Not only will they be exploiting polling companies who really ought to know better. They will also be exploiting broadcasters who routinely feature the next day’s press headlines in their programmes, as if these come from trusted bi-partisan seekers after truth rather than propaganda machines for Johnson and his band of hardline Brexiteers.”

One thing we also know is this – the public will not be able to trust the producers of programmes on the BBC News Channel and Sky News, as well as Newsnight, Marr, Peston and all the other political programmes that still love to feature our daily papers. They should treat every poll and every statement of “public opinion” with a huge dose of scepticism but don’t.

And as Barnett quite rightly says – “They need to remember that there are newspaper journalists and editors who, whether deliberately or not, are spreading misleading information under the cloak of “objective” opinion research.”

 

As for the pollsters, it is time they took responsibility for how their work is reported as well as conducted. The Market Research Society used to insist that its members take steps “to check and where necessary amend any client-prepared materials prior to publication”. But many (including ComRes who conducted the Telegraph poll) do not belong to the MRS, and therefore allow themselves to become accomplices to newspaper propaganda.

 

The whole concept of Brexit, the ideology, the language that developed for it, the lies, propaganda, the theft of data of millions, the billions of targeted micro-ads, the fear campaign stoking up bogus enemies – are all supported by the likes of The Telegraph, Mail, Sun and Express.
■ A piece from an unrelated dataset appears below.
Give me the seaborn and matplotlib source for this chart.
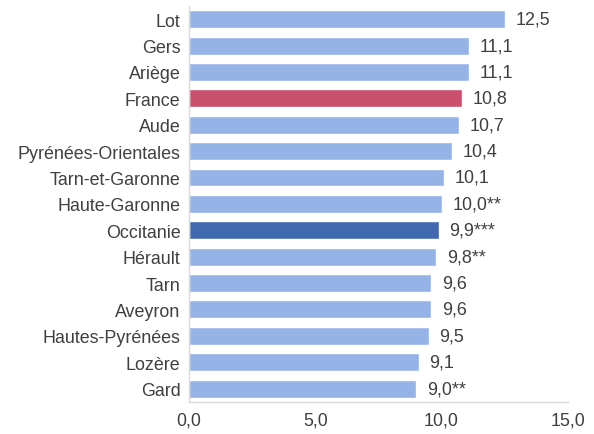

It was always in their interest for survival and in the interests of the offshore billionaires who own them. It is theirs, they own it.

As it turned out – the pollsters got in bed with the hedge-funds, mostly American ones, on the run-up to the EU referendum and hoovered up millions shorting Britain’s currency because they knew what was coming. Don’t believe newspapers that commission polls – it is inevitably propaganda or just plain lies as this one obviously was.